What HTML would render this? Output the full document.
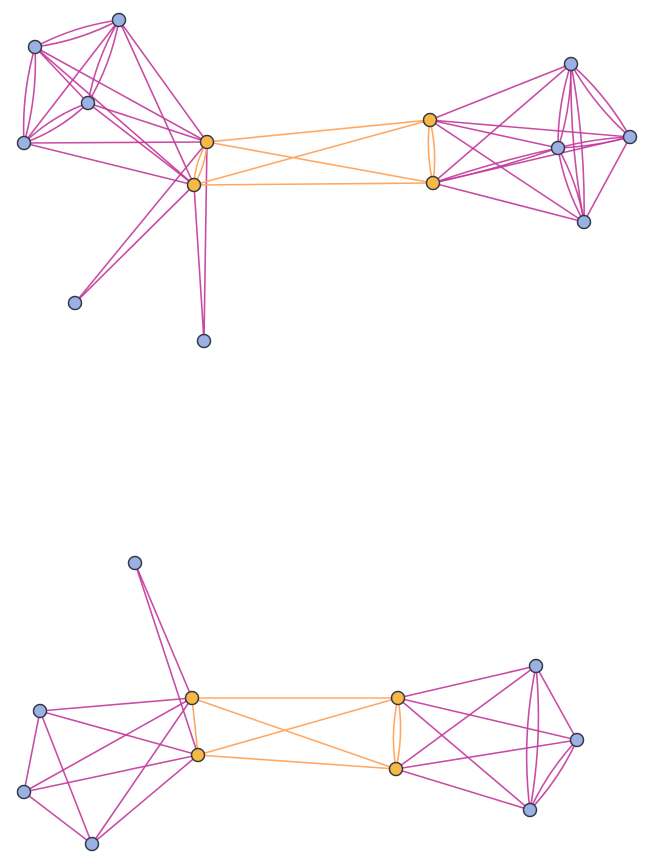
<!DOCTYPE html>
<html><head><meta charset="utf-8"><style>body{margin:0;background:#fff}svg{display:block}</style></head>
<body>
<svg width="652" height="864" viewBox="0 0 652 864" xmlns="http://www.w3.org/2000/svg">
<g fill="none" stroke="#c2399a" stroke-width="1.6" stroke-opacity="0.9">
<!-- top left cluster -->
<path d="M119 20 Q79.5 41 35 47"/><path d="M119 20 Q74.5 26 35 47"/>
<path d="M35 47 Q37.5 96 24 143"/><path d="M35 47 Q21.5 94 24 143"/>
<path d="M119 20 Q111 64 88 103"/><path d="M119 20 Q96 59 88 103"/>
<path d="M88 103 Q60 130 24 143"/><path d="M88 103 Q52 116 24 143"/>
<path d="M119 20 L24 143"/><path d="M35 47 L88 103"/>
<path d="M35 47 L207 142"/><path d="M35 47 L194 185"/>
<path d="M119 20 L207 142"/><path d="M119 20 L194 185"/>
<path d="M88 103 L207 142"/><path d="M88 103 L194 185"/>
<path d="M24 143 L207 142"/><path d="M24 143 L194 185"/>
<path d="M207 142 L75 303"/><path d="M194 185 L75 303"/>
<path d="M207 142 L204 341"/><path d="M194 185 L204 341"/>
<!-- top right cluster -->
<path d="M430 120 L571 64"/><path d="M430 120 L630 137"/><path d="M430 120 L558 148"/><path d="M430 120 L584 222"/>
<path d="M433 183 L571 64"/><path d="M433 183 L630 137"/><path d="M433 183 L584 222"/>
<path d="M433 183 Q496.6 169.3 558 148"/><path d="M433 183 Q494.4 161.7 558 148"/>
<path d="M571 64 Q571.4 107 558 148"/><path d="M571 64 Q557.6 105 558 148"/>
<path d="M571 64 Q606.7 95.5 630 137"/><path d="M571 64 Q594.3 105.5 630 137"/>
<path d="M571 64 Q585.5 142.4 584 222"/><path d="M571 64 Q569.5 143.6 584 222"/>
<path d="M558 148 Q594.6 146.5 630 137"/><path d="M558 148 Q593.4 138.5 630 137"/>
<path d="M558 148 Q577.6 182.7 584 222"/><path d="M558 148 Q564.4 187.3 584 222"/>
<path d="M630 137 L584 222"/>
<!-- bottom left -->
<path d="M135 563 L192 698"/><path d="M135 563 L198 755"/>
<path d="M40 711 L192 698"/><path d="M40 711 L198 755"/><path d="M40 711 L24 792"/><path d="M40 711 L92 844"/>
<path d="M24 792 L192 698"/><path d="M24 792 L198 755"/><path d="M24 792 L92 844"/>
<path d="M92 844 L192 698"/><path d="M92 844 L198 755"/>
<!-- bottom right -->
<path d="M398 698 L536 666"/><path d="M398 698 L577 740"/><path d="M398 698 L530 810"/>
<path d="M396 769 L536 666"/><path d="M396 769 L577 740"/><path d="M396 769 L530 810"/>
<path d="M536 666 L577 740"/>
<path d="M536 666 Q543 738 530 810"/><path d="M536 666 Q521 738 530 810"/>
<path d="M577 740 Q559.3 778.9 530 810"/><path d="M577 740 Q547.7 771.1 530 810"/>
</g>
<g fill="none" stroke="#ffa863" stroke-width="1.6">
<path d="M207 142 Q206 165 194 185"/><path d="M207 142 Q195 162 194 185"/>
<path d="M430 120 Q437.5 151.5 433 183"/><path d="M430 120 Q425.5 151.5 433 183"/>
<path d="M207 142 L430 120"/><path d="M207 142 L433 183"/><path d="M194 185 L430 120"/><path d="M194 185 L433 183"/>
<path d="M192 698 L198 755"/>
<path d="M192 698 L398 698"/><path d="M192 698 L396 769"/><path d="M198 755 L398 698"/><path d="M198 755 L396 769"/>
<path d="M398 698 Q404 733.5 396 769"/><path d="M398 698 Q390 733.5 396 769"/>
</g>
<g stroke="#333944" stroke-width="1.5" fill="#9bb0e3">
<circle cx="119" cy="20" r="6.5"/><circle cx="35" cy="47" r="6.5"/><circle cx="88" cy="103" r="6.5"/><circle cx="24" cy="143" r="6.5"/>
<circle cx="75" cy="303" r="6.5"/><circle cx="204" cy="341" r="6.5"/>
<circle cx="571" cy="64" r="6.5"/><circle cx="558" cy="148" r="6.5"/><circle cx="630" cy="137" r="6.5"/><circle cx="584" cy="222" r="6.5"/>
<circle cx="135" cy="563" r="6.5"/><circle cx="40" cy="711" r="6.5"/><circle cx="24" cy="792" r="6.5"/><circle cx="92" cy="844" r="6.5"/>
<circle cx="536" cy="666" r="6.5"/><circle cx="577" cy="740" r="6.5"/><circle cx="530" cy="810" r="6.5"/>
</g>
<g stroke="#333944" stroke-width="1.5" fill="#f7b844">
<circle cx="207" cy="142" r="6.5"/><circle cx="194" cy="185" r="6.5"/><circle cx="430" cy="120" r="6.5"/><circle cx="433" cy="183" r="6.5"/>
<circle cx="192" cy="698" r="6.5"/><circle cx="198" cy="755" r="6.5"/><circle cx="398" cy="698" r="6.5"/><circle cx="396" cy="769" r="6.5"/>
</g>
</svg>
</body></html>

────────────────────────────────────────

> **PROBLEM STATEMENT**
Transcribe all the data word for word; the images stay out.

> **THE ANSWER**
What HTML would render this? Output the full document.
<!DOCTYPE html>
<html><head><meta charset="utf-8"><style>body{margin:0;background:#fff}svg{display:block}</style></head>
<body>
<svg width="652" height="864" viewBox="0 0 652 864" xmlns="http://www.w3.org/2000/svg">
<g fill="none" stroke="#c2399a" stroke-width="1.6" stroke-opacity="0.9">
<!-- top left cluster -->
<path d="M119 20 Q79.5 41 35 47"/><path d="M119 20 Q74.5 26 35 47"/>
<path d="M35 47 Q37.5 96 24 143"/><path d="M35 47 Q21.5 94 24 143"/>
<path d="M119 20 Q111 64 88 103"/><path d="M119 20 Q96 59 88 103"/>
<path d="M88 103 Q60 130 24 143"/><path d="M88 103 Q52 116 24 143"/>
<path d="M119 20 L24 143"/><path d="M35 47 L88 103"/>
<path d="M35 47 L207 142"/><path d="M35 47 L194 185"/>
<path d="M119 20 L207 142"/><path d="M119 20 L194 185"/>
<path d="M88 103 L207 142"/><path d="M88 103 L194 185"/>
<path d="M24 143 L207 142"/><path d="M24 143 L194 185"/>
<path d="M207 142 L75 303"/><path d="M194 185 L75 303"/>
<path d="M207 142 L204 341"/><path d="M194 185 L204 341"/>
<!-- top right cluster -->
<path d="M430 120 L571 64"/><path d="M430 120 L630 137"/><path d="M430 120 L558 148"/><path d="M430 120 L584 222"/>
<path d="M433 183 L571 64"/><path d="M433 183 L630 137"/><path d="M433 183 L584 222"/>
<path d="M433 183 Q496.6 169.3 558 148"/><path d="M433 183 Q494.4 161.7 558 148"/>
<path d="M571 64 Q571.4 107 558 148"/><path d="M571 64 Q557.6 105 558 148"/>
<path d="M571 64 Q606.7 95.5 630 137"/><path d="M571 64 Q594.3 105.5 630 137"/>
<path d="M571 64 Q585.5 142.4 584 222"/><path d="M571 64 Q569.5 143.6 584 222"/>
<path d="M558 148 Q594.6 146.5 630 137"/><path d="M558 148 Q593.4 138.5 630 137"/>
<path d="M558 148 Q577.6 182.7 584 222"/><path d="M558 148 Q564.4 187.3 584 222"/>
<path d="M630 137 L584 222"/>
<!-- bottom left -->
<path d="M135 563 L192 698"/><path d="M135 563 L198 755"/>
<path d="M40 711 L192 698"/><path d="M40 711 L198 755"/><path d="M40 711 L24 792"/><path d="M40 711 L92 844"/>
<path d="M24 792 L192 698"/><path d="M24 792 L198 755"/><path d="M24 792 L92 844"/>
<path d="M92 844 L192 698"/><path d="M92 844 L198 755"/>
<!-- bottom right -->
<path d="M398 698 L536 666"/><path d="M398 698 L577 740"/><path d="M398 698 L530 810"/>
<path d="M396 769 L536 666"/><path d="M396 769 L577 740"/><path d="M396 769 L530 810"/>
<path d="M536 666 L577 740"/>
<path d="M536 666 Q543 738 530 810"/><path d="M536 666 Q521 738 530 810"/>
<path d="M577 740 Q559.3 778.9 530 810"/><path d="M577 740 Q547.7 771.1 530 810"/>
</g>
<g fill="none" stroke="#ffa863" stroke-width="1.6">
<path d="M207 142 Q206 165 194 185"/><path d="M207 142 Q195 162 194 185"/>
<path d="M430 120 Q437.5 151.5 433 183"/><path d="M430 120 Q425.5 151.5 433 183"/>
<path d="M207 142 L430 120"/><path d="M207 142 L433 183"/><path d="M194 185 L430 120"/><path d="M194 185 L433 183"/>
<path d="M192 698 L198 755"/>
<path d="M192 698 L398 698"/><path d="M192 698 L396 769"/><path d="M198 755 L398 698"/><path d="M198 755 L396 769"/>
<path d="M398 698 Q404 733.5 396 769"/><path d="M398 698 Q390 733.5 396 769"/>
</g>
<g stroke="#333944" stroke-width="1.5" fill="#9bb0e3">
<circle cx="119" cy="20" r="6.5"/><circle cx="35" cy="47" r="6.5"/><circle cx="88" cy="103" r="6.5"/><circle cx="24" cy="143" r="6.5"/>
<circle cx="75" cy="303" r="6.5"/><circle cx="204" cy="341" r="6.5"/>
<circle cx="571" cy="64" r="6.5"/><circle cx="558" cy="148" r="6.5"/><circle cx="630" cy="137" r="6.5"/><circle cx="584" cy="222" r="6.5"/>
<circle cx="135" cy="563" r="6.5"/><circle cx="40" cy="711" r="6.5"/><circle cx="24" cy="792" r="6.5"/><circle cx="92" cy="844" r="6.5"/>
<circle cx="536" cy="666" r="6.5"/><circle cx="577" cy="740" r="6.5"/><circle cx="530" cy="810" r="6.5"/>
</g>
<g stroke="#333944" stroke-width="1.5" fill="#f7b844">
<circle cx="207" cy="142" r="6.5"/><circle cx="194" cy="185" r="6.5"/><circle cx="430" cy="120" r="6.5"/><circle cx="433" cy="183" r="6.5"/>
<circle cx="192" cy="698" r="6.5"/><circle cx="198" cy="755" r="6.5"/><circle cx="398" cy="698" r="6.5"/><circle cx="396" cy="769" r="6.5"/>
</g>
</svg>
</body></html>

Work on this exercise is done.